Из глубины экрана. Интерпретация кинотекстов — страница 7 из 43

[86]. Позднесталинская традиция бесконфликтности предполагала перенос акцента на природную составляющую «внешнего хаоса», поскольку внутреннее социальное пространство полагалось надежно освоенным, и оттепельный кинематограф с готовностью разливает новое вино по уже привычным мехам[87]. Впрочем, о том, что «кто-то кое-где у нас порой» помнить тоже было не лишне.

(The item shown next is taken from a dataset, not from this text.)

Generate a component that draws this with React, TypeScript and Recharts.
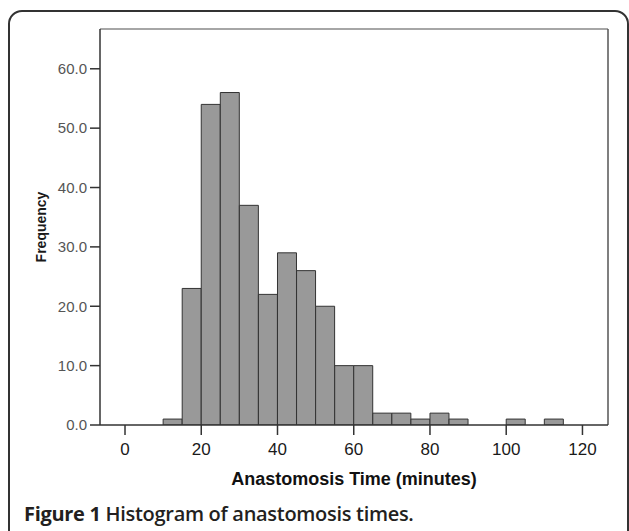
import React from 'react';
import { BarChart, Bar, XAxis, YAxis, ReferenceLine } from 'recharts';

// Histogram bins (minutes): bin start values, width 5
const binStarts = [10, 15, 20, 25, 30, 35, 40, 45, 50, 55, 60, 65, 70, 75, 80, 85, 90, 95, 100, 105, 110];
const counts = [1, 23, 54, 56, 37, 22, 29, 26, 20, 10, 10, 2, 2, 1, 2, 1, 0, 0, 1, 0, 1];
const binWidth = 5;
const xTicks = [0, 20, 40, 60, 80, 100, 120];
const yTicks = [0, 10, 20, 30, 40, 50, 60];
const xDomain: [number, number] = [-6.56, 126.7];
const yDomain: [number, number] = [0, 66.7];

const data = binStarts.map((s, i) => ({ x: s + binWidth / 2, count: counts[i] }));

const FONT = 'Arial, "Liberation Sans", Helvetica, sans-serif';

export default function App() {
  return (
    <div style={{ position: 'absolute', left: 0, top: 0, width: 629, height: 531, overflow: 'hidden', background: '#fff' }}>
      <div
        style={{
          position: 'absolute',
          left: 8,
          top: 10,
          width: 621,
          height: 600,
          boxSizing: 'border-box',
          border: '2px solid #333',
          borderRadius: 14,
        }}
      />
      <div style={{ position: 'absolute', left: 0, top: 0 }}>
        <BarChart
          width={629}
          height={531}
          data={data}
          margin={{ top: 29, right: 21, left: 0, bottom: 75 }}
          barCategoryGap={0}
          barGap={0}
        >
          <XAxis
            dataKey="x"
            type="number"
            domain={xDomain}
            allowDataOverflow
            ticks={xTicks}
            height={31}
            tickSize={10}
            tickMargin={8}
            tick={{ fill: '#1a1a1a', fontSize: 17, fontFamily: FONT }}
            tickLine={{ stroke: '#333', strokeWidth: 1.5 }}
            axisLine={{ stroke: '#333', strokeWidth: 1.5 }}
          />
          <YAxis
            type="number"
            domain={yDomain}
            allowDataOverflow
            ticks={yTicks}
            width={100}
            tickSize={10}
            tickMargin={3}
            tickFormatter={(v: number) => v.toFixed(1)}
            tick={{ fill: '#555', fontSize: 15, fontFamily: FONT }}
            tickLine={{ stroke: '#333', strokeWidth: 1.5 }}
            axisLine={{ stroke: '#333', strokeWidth: 1.5 }}
          />
          <ReferenceLine y={yDomain[1]} stroke="#888" strokeWidth={1.5} ifOverflow="visible" />
          <ReferenceLine x={xDomain[1]} stroke="#555" strokeWidth={1.5} ifOverflow="visible" />
          <Bar dataKey="count" fill="#999999" stroke="#333333" strokeWidth={1} isAnimationActive={false} />
        </BarChart>
      </div>
      <div
        style={{
          position: 'absolute',
          left: 41,
          top: 227,
          transform: 'translate(-50%, -50%) rotate(-90deg)',
          whiteSpace: 'nowrap',
          lineHeight: 1,
          fontFamily: FONT,
          fontWeight: 700,
          fontSize: 14,
          color: '#1a1a1a',
        }}
      >
        Frequency
      </div>
      <div
        style={{
          position: 'absolute',
          left: 354,
          top: 470,
          transform: 'translateX(-50%)',
          whiteSpace: 'nowrap',
          lineHeight: 1,
          fontFamily: FONT,
          fontWeight: 700,
          fontSize: 18,
          color: '#111',
        }}
      >
        Anastomosis Time (minutes)
      </div>
      <div
        style={{
          position: 'absolute',
          left: 24,
          top: 504,
          whiteSpace: 'nowrap',
          lineHeight: 1,
          fontFamily: '"Open Sans", "Noto Sans", sans-serif',
          fontSize: 20,
          letterSpacing: -0.3,
          color: '#231f20',
        }}
      >
        <span style={{ fontWeight: 700 }}>Figure 1</span>
        <span style={{ fontWeight: 600 }}> Histogram of anastomosis times.</span>
      </div>
    </div>
  );
}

В противоположность столичным грехам и искушениям оттепельная колониальная периферия обладает своим набором типажей и сюжетов, мешающих идти в светлое будущее. Единоличники, готовые променять величие строек на крестьянское частное хозяйство (Иван Москалев в «Карьере Димы Горина»); «почвенные» хамы и хулиганы (Бугров в «Коллегах»); халтурщики, воспринимающие природу как идиллический пейзаж, который не вдохновляет на трудовые свершения (едва ли не вся ремонтная бригада во «Все начинается с дороги», прямо отсылающая зрителя к соответствующему эпизоду в «Трактористах»), составляют такой же непременный атрибут подлежащего нормализации ландшафта, как тайга (варианты: горы, степи) и суровый сибирский (вариант: туркестанский) климат.

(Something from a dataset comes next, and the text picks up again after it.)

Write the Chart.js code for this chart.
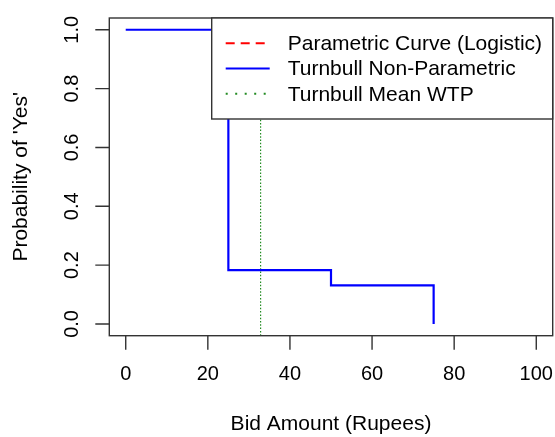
<!DOCTYPE html>
<html>
<head>
<meta charset="utf-8">
<script src="https://cdn.jsdelivr.net/npm/chart.js@4/dist/chart.umd.min.js"></script>
<style>
  html, body { margin: 0; padding: 0; background: #fff; }
  canvas { display: block; }
</style>
</head>
<body>
<canvas id="c" width="555" height="437"></canvas>
<script>
// ---- data ----
const bids = [0, 25, 50, 75];
const turnbullProb = [1.0, 0.183, 0.131, 0.0];
const meanWTP = 32.85;
const parametricX = [];
const parametricY = [];
const xTicks = [0, 20, 40, 60, 80, 100];
const xTickLabels = ['0', '20', '40', '60', '80', '100'];
const yTicks = [0.0, 0.2, 0.4, 0.6, 0.8, 1.0];
const yTickLabels = ['0.0', '0.2', '0.4', '0.6', '0.8', '1.0'];
const seriesLabels = ['Parametric Curve (Logistic)', 'Turnbull Non-Parametric', 'Turnbull Mean WTP'];
const xTitle = 'Bid Amount (Rupees)';
const yTitle = "Probability of 'Yes'";
const xLimits = [-4, 104];
const yLimits = [-0.04, 1.04];

const FONT = '"Liberation Sans", Arial, sans-serif';
const AXIS_COLOR = '#333333';

const rPlot = {
  id: 'rPlot',
  afterDatasetsDraw(chart) {
    const ctx = chart.ctx;
    const ca = chart.chartArea;
    const xs = chart.scales.x, ys = chart.scales.y;
    ctx.save();
    // frame
    ctx.strokeStyle = AXIS_COLOR;
    ctx.lineWidth = 1.4;
    ctx.strokeRect(ca.left, ca.top, ca.right - ca.left, ca.bottom - ca.top);
    // ticks
    const tl = 14;
    ctx.beginPath();
    xTicks.forEach(v => {
      const px = xs.getPixelForValue(v);
      ctx.moveTo(px, ca.bottom);
      ctx.lineTo(px, ca.bottom + tl);
    });
    yTicks.forEach(v => {
      const py = ys.getPixelForValue(v);
      ctx.moveTo(ca.left, py);
      ctx.lineTo(ca.left - tl, py);
    });
    ctx.stroke();
    // tick labels
    ctx.fillStyle = '#000';
    ctx.font = '20px ' + FONT;
    ctx.textAlign = 'center';
    ctx.textBaseline = 'middle';
    xTicks.forEach((v, i) => {
      ctx.fillText(xTickLabels[i], xs.getPixelForValue(v), ca.bottom + 39);
    });
    yTicks.forEach((v, i) => {
      ctx.save();
      ctx.translate(ca.left - 37, ys.getPixelForValue(v));
      ctx.rotate(-Math.PI / 2);
      ctx.fillText(yTickLabels[i], 0, 0);
      ctx.restore();
    });
    // axis titles
    ctx.font = '21px ' + FONT;
    ctx.fillText(xTitle, (ca.left + ca.right) / 2, ca.bottom + 89);
    ctx.save();
    ctx.translate(21, (ca.top + ca.bottom) / 2);
    ctx.rotate(-Math.PI / 2);
    ctx.fillText(yTitle, 0, 0);
    ctx.restore();

    // legend (topright)
    const lw = 341, lh = 101;
    const lx = ca.right - lw, ly = ca.top;
    ctx.fillStyle = '#fff';
    ctx.fillRect(lx, ly, lw, lh);
    ctx.strokeStyle = AXIS_COLOR;
    ctx.lineWidth = 1.4;
    ctx.strokeRect(lx, ly, lw, lh);
    const legendDash = [[9, 6], [], [2, 7.5]];
    const legendWidth = [2, 2, 2];
    chart.data.datasets.forEach((ds, i) => {
      const cy = ly + lh * (i + 1) / 4;
      ctx.save();
      ctx.strokeStyle = ds.borderColor;
      ctx.lineWidth = legendWidth[i];
      ctx.setLineDash(legendDash[i]);
      ctx.beginPath();
      ctx.moveTo(lx + 14, cy);
      ctx.lineTo(lx + 58, cy);
      ctx.stroke();
      ctx.restore();
      ctx.fillStyle = '#000';
      ctx.textAlign = 'left';
      ctx.textBaseline = 'middle';
      ctx.font = '21px ' + FONT;
      ctx.fillText(ds.label, lx + 76, cy + 1);
    });
    ctx.restore();
  }
};

new Chart(document.getElementById('c'), {
  type: 'scatter',
  data: {
    datasets: [
      {
        label: seriesLabels[0],
        data: parametricX.map((x, i) => ({ x: x, y: parametricY[i] })),
        showLine: true, borderColor: '#ff0000', borderWidth: 2, borderDash: [9, 6],
        pointRadius: 0
      },
      {
        label: seriesLabels[1],
        data: bids.map((b, i) => ({ x: b, y: turnbullProb[i] })),
        showLine: true, stepped: 'before', borderColor: '#0000ff', borderWidth: 2.2,
        pointRadius: 0
      },
      {
        label: seriesLabels[2],
        data: [{ x: meanWTP, y: yLimits[0] }, { x: meanWTP, y: yLimits[1] }],
        showLine: true, borderColor: '#228B22', borderWidth: 1.2, borderDash: [1.5, 1.8],
        pointRadius: 0
      }
    ]
  },
  options: {
    responsive: false,
    animation: false,
    events: [],
    layout: { padding: { left: 109.3, right: 2.3, top: 18, bottom: 101.3 } },
    plugins: { legend: { display: false }, tooltip: { enabled: false } },
    scales: {
      x: { type: 'linear', display: false, min: xLimits[0], max: xLimits[1] },
      y: { type: 'linear', display: false, min: yLimits[0], max: yLimits[1] }
    }
  },
  plugins: [rPlot]
});
</script>
</body>
</html>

Другой вариант представляет собой практически полное повторение собственно сталинского колониального сюжета, ориентированного на «аккультурацию» национальных окраин – с той разницей, что теперь эта тема становится основой массовой кинематографической продукции «республиканских» киностудий. История о «цивилизованном» человеке, который приезжает в глухую деревню (отстающий район, на отдаленную стройку республиканского подчинения, связанную с освоением природных ресурсов, или даже в некую условную колониальную страну, население которой коснеет в темноте и бесправии и ждет того, кто откроет ему глаза на истинную суть исторического процесса), чтобы переломить веками устоявшиеся порядки, становится ключевой для достаточно специфической разновидности колониального кино, наследующего таким сталинским фильмам, как та же «Алмас»[88]. Впрочем, и «центральное» кино тоже продолжает время от времени работать в этом жанре[89]. Еще одна «республиканская» вариация на темы, унаследованные от сталинского колониального дискурса, – исторические фильмы про национального гения, противостоящего как центральной деспотии, так и локальным темным силам[90].

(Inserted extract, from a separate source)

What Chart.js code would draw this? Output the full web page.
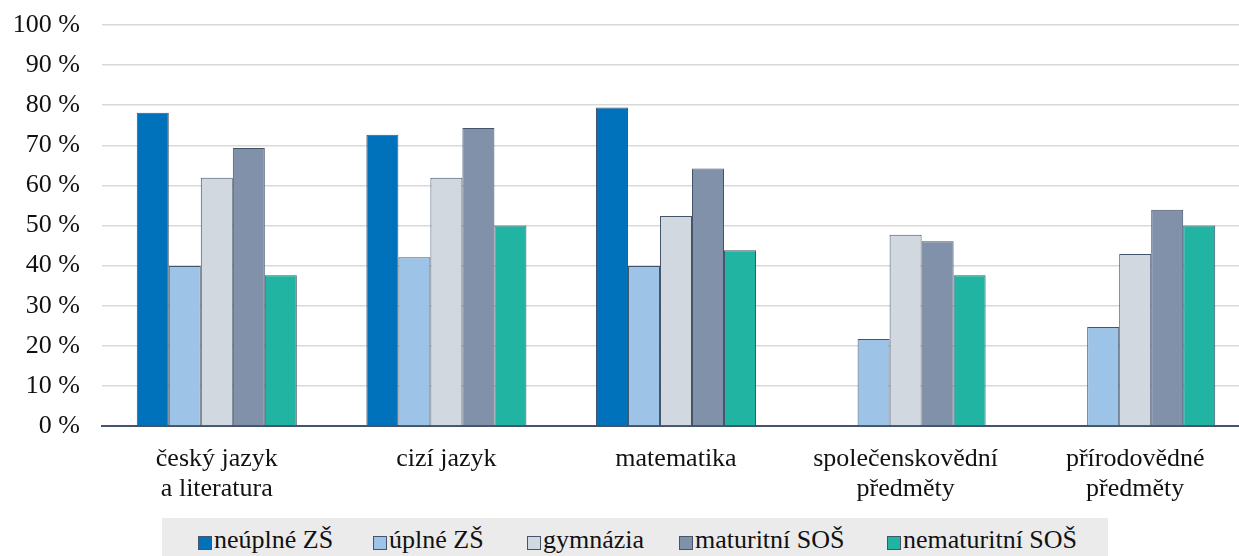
<!DOCTYPE html>
<html>
<head>
<meta charset="utf-8">
<script src="https://cdn.jsdelivr.net/npm/chart.js@4"></script>
<style>
  html, body { margin: 0; padding: 0; background: #fff; overflow: hidden; width: 1239px; height: 556px; }
  #wrap { position: relative; width: 1250px; height: 518px; }
  #legend {
    position: absolute; left: 162px; top: 518px; width: 946px; height: 40px;
    background: #ebebeb;
    font-family: "Liberation Serif", "Times New Roman", serif; font-size: 26px; line-height: 26px; color: #111;
  }
  .sw { position: absolute; top: 18px; width: 14px; height: 14px; box-sizing: border-box; border: 1px solid #44546a; }
  .tx { position: absolute; top: 9px; white-space: nowrap; }
</style>
</head>
<body>
<div id="wrap"><canvas id="c" width="1250" height="518"></canvas></div>
<div id="legend"></div>
<script>
const categories = [["český jazyk", "a literatura"], "cizí jazyk", "matematika", ["společenskovědní", "předměty"], ["přírodovědné", "předměty"]];
const seriesNames = ["neúplné ZŠ", "úplné ZŠ", "gymnázia", "maturitní SOŠ", "nematuritní SOŠ"];
const neuplneZS = [78.1, 72.6, 79.4, null, null];
const uplneZS = [39.9, 42.1, 39.9, 21.7, 24.7];
const gymnazia = [61.9, 61.9, 52.4, 47.7, 42.9];
const maturitniSOS = [69.3, 74.3, 64.2, 46.1, 53.9];
const nematuritniSOS = [37.6, 50.0, 43.8, 37.6, 50.0];
const yTicks = [0, 10, 20, 30, 40, 50, 60, 70, 80, 90, 100];

const colors = ["#0072bb", "#9dc3e6", "#d1d8e0", "#8191a9", "#22b4a2"];
const values = [neuplneZS, uplneZS, gymnazia, maturitniSOS, nematuritniSOS];
const FONT = "'Liberation Serif', 'Times New Roman', serif";

const datasets = seriesNames.map((n, i) => ({
  label: n,
  data: values[i],
  backgroundColor: colors[i],
  borderColor: "#44546a",
  borderWidth: 1,
  categoryPercentage: 0.697,
  barPercentage: 1.0
}));

new Chart(document.getElementById("c"), {
  type: "bar",
  data: { labels: categories, datasets },
  options: {
    responsive: false,
    animation: false,
    layout: { padding: { top: 25, left: 0, right: 0, bottom: 0 } },
    plugins: { legend: { display: false }, tooltip: { enabled: false } },
    scales: {
      x: {
        grid: { display: false, drawTicks: false },
        border: { display: true, color: "#44546a", width: 2 },
        ticks: {
          color: "#111", padding: 19, maxRotation: 0, autoSkip: false,
          font: { family: FONT, size: 26, lineHeight: 1.12 }
        },
        afterFit: s => { s.height = 92; }
      },
      y: {
        min: 0, max: 100,
        afterBuildTicks: s => { s.ticks = yTicks.map(v => ({ value: v })); },
        grid: { color: "#d9d9d9", lineWidth: 1.5, drawTicks: false },
        border: { display: false },
        ticks: {
          color: "#111", padding: 22,
          font: { family: FONT, size: 26 },
          callback: v => v + " %"
        },
        afterFit: s => { s.width = 102; s.paddingTop = 0; s.paddingBottom = 0; }
      }
    }
  }
});

// legend item left offsets (px inside legend box)
const legendLefts = [36, 211, 365, 517, 725];
const lg = document.getElementById("legend");
seriesNames.forEach((n, i) => {
  const sw = document.createElement("div"); sw.className = "sw";
  sw.style.background = colors[i]; sw.style.left = legendLefts[i] + "px";
  const t = document.createElement("span"); t.className = "tx";
  t.textContent = n; t.style.left = (legendLefts[i] + 16) + "px";
  lg.appendChild(sw); lg.appendChild(t);
});
</script>
</body>
</html>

Третий вариант как раз и демонстрирует наиболее очевидное расхождение с предшествующей традицией, поскольку основной сюжет здесь разворачивает систему приоритетов сталинского цивилизаторского дискурса на 180 градусов: человек «из центра» приезжает в глубинку, но не для того, чтобы «освоить» или «окультурить» ее, а для того, чтобы открыть свое истинное призвание и остаться[91]. Этот сюжет, как правило, не отменяет общей природы советского пространства, в рамках которого центр и глубинка не разделены непроницаемой границей и пропитаны одной и той же не-вариативной системой смыслов: собственно, периферия важна именно потому, что здесь, в разреженной атмосфере недоосвоенного и недоокультуренного пространства, эти смыслы видятся более остро, отчетливее проявляют свою необходимость и неизменность, что, в свою очередь, способствует более полному и менее критичному их усвоению зрителем.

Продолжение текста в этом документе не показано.